Critics say Costa Rican artist Guillermo Vargas' 2007 installation, "You Are What You Read," starved a stray dog to death while onlookers watched. (The piece, which was shown in Managua, Nicaragua, involved tying a dog to a wall of a gallery.) But a Humane Society investigation found evidence to support that the animal was taken off the street and fed by the artist. It escaped after one day.

Art is so hard to understand.

Still, a majority of commissioners seemed to support Garcia's measure, so the commission will take up the debate at its meeting next month. Proponents argue that if they don't act fast, there could be copycat animal-killing art shows around the world. Commissioners say that they don't expect the measure to be controversial. And at last week's hearing, which was packed with animal-rights activists, it wasn't — not a single person spoke against the proposal.

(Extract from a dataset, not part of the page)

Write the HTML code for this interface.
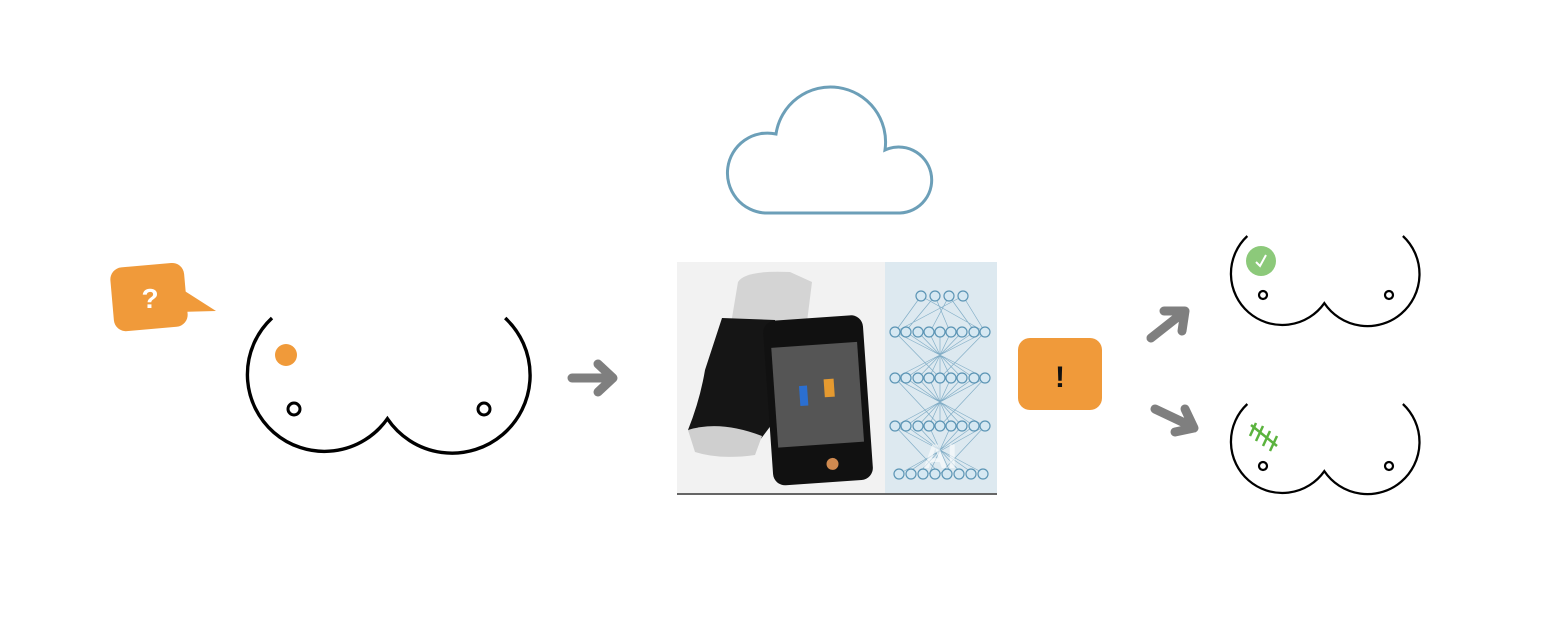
<!DOCTYPE html>
<html><head><style>html,body{margin:0;padding:0;background:#fff}svg{display:block}</style></head>
<body>
<svg width="1542" height="636" viewBox="0 0 1542 636" xmlns="http://www.w3.org/2000/svg" font-family="Liberation Sans, sans-serif">
<defs>
<g id="br"><path d="M26 0 A77 77 0 1 0 141.4 100.7 A78 78 0 1 0 259.2 0" fill="none" stroke="#000" stroke-width="3.4"/></g>
</defs>
<g transform="rotate(-5 150 297)">
<rect x="112" y="265" width="74" height="64" rx="12" fill="#f09a3a"/>
</g>
<polygon points="180,288 216,311 178,312" fill="#f09a3a"/>
<text x="150" y="308" font-size="28" font-weight="bold" fill="#fff" text-anchor="middle">?</text>
<g transform="translate(246,318)"><use href="#br"/></g>
<circle cx="294" cy="409" r="6" fill="none" stroke="#000" stroke-width="3"/>
<circle cx="484" cy="409" r="6" fill="none" stroke="#000" stroke-width="3"/>
<circle cx="286" cy="355" r="11" fill="#f09a3a"/>
<g stroke="#7f7f7f" stroke-width="9" stroke-linecap="round" fill="none" stroke-linejoin="round">
<path d="M572 378 H612 M598 364 L613 378 L598 392"/>
<path d="M1151 338 L1184 312 M1164 311 L1185 311 L1182 331"/>
<path d="M1155 409 L1193 427 M1185 409 L1194 428 L1175 432"/>
</g>
<path d="M765 213 A40 40 0 1 1 776 134 A55 55 0 0 1 885 150 A33 33 0 1 1 900 213 Z" fill="none" stroke="#6c9fb8" stroke-width="3"/>
<rect x="677" y="262" width="208" height="231" fill="#f2f2f2"/>
<rect x="885" y="262" width="112" height="231" fill="#dde9f0"/>
<line x1="677" y1="494" x2="997" y2="494" stroke="#333" stroke-width="1.5"/>
<path d="M738 282 Q745 270 790 272 L812 282 L806 330 L770 345 L730 330 Z" fill="#d4d4d4"/>
<path d="M722 318 L775 320 L775 420 L760 440 Q740 452 700 445 L688 430 Q700 400 705 370 Z" fill="#151515"/>
<path d="M688 430 Q720 420 762 436 L755 455 Q720 460 695 452 Z" fill="#cfcfcf"/>
<g transform="rotate(-4 815 400)">
<rect x="768" y="318" width="100" height="165" rx="12" fill="#111"/>
<rect x="775" y="345" width="86" height="100" fill="#555"/>
<rect x="800" y="385" width="8" height="20" fill="#2b6fd1"/>
<rect x="825" y="380" width="10" height="18" fill="#e59a30"/>
<circle cx="828" cy="465" r="6" fill="#d08a50"/>
</g>
<g stroke="#5c95b5" stroke-width="0.7" opacity="0.7">
<path d="M921 296 L895 332 M921 296 L985 332 M935 296 L905 332 M949 296 L975 332 M963 296 L895 332 M963 296 L985 332 M935 296 L950 332 M949 296 L930 332"/>
<path d="M895 332 L985 378 M985 332 L895 378 M906 332 L974 378 M974 332 L906 378 M918 332 L962 378 M962 332 L918 378 M929 332 L951 378 M951 332 L929 378 M940 332 L940 378 M895 332 L940 378 M985 332 L940 378"/>
<path d="M895 378 L985 426 M985 378 L895 426 M906 378 L974 426 M974 378 L906 426 M918 378 L962 426 M962 378 L918 426 M929 378 L951 426 M951 378 L929 426 M940 378 L940 426 M895 378 L940 426 M985 378 L940 426"/>
<path d="M895 426 L985 474 M985 426 L899 474 M906 426 L974 474 M974 426 L906 474 M918 426 L962 474 M962 426 L918 474 M929 426 L951 474 M951 426 L929 474 M895 426 L940 474 M985 426 L940 474"/>
</g>
<g fill="#d6e8f2" stroke="#5c95b5" stroke-width="1.2">
<circle cx="921" cy="296" r="5"/><circle cx="935" cy="296" r="5"/><circle cx="949" cy="296" r="5"/><circle cx="963" cy="296" r="5"/>
<circle cx="895" cy="332" r="5"/><circle cx="906" cy="332" r="5"/><circle cx="918" cy="332" r="5"/><circle cx="929" cy="332" r="5"/><circle cx="940" cy="332" r="5"/><circle cx="951" cy="332" r="5"/><circle cx="962" cy="332" r="5"/><circle cx="974" cy="332" r="5"/><circle cx="985" cy="332" r="5"/>
<circle cx="895" cy="378" r="5"/><circle cx="906" cy="378" r="5"/><circle cx="918" cy="378" r="5"/><circle cx="929" cy="378" r="5"/><circle cx="940" cy="378" r="5"/><circle cx="951" cy="378" r="5"/><circle cx="962" cy="378" r="5"/><circle cx="974" cy="378" r="5"/><circle cx="985" cy="378" r="5"/>
<circle cx="895" cy="426" r="5"/><circle cx="906" cy="426" r="5"/><circle cx="918" cy="426" r="5"/><circle cx="929" cy="426" r="5"/><circle cx="940" cy="426" r="5"/><circle cx="951" cy="426" r="5"/><circle cx="962" cy="426" r="5"/><circle cx="974" cy="426" r="5"/><circle cx="985" cy="426" r="5"/>
<circle cx="899" cy="474" r="5"/><circle cx="911" cy="474" r="5"/><circle cx="923" cy="474" r="5"/><circle cx="935" cy="474" r="5"/><circle cx="947" cy="474" r="5"/><circle cx="959" cy="474" r="5"/><circle cx="971" cy="474" r="5"/><circle cx="983" cy="474" r="5"/>
</g>
<text x="940" y="468" font-size="34" font-weight="bold" fill="#fff" opacity="0.6" text-anchor="middle">AI</text>
<rect x="1018" y="338" width="84" height="72" rx="12" fill="#f09a3a"/>
<text x="1060" y="387" font-size="30" font-weight="bold" fill="#111" text-anchor="middle">!</text>
<g transform="translate(1230,236) scale(0.667)"><use href="#br"/></g>
<circle cx="1263" cy="295" r="4" fill="none" stroke="#000" stroke-width="2.2"/>
<circle cx="1389" cy="295" r="4" fill="none" stroke="#000" stroke-width="2.2"/>
<circle cx="1261" cy="261" r="15" fill="#8cc97a"/>
<path d="M1256 262 L1260 266 L1266 255" fill="none" stroke="#fff" stroke-width="2"/>
<g transform="translate(1230,404) scale(0.667)"><use href="#br"/></g>
<circle cx="1263" cy="466" r="4" fill="none" stroke="#000" stroke-width="2.2"/>
<circle cx="1389" cy="466" r="4" fill="none" stroke="#000" stroke-width="2.2"/>
<g stroke="#5bb33e" stroke-width="2.5">
<line x1="1251" y1="425" x2="1277" y2="446"/>
<line x1="1256" y1="423" x2="1250" y2="436"/><line x1="1263" y1="426" x2="1256" y2="441"/><line x1="1270" y1="431" x2="1263" y2="446"/><line x1="1277" y1="436" x2="1270" y2="451"/>
</g>
</svg>
</body></html>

That might change if this goes further — such as to the Board of Supervisors. Michael Risher, a staff attorney with the ACLU of Northern California, said it was likely to oppose such a law. San Francisco, he said, has no legal authority to prosecute events that happen outside its borders. He adds that the city couldn't go after local exhibitors who show the work because that would be a violation of free speech rights.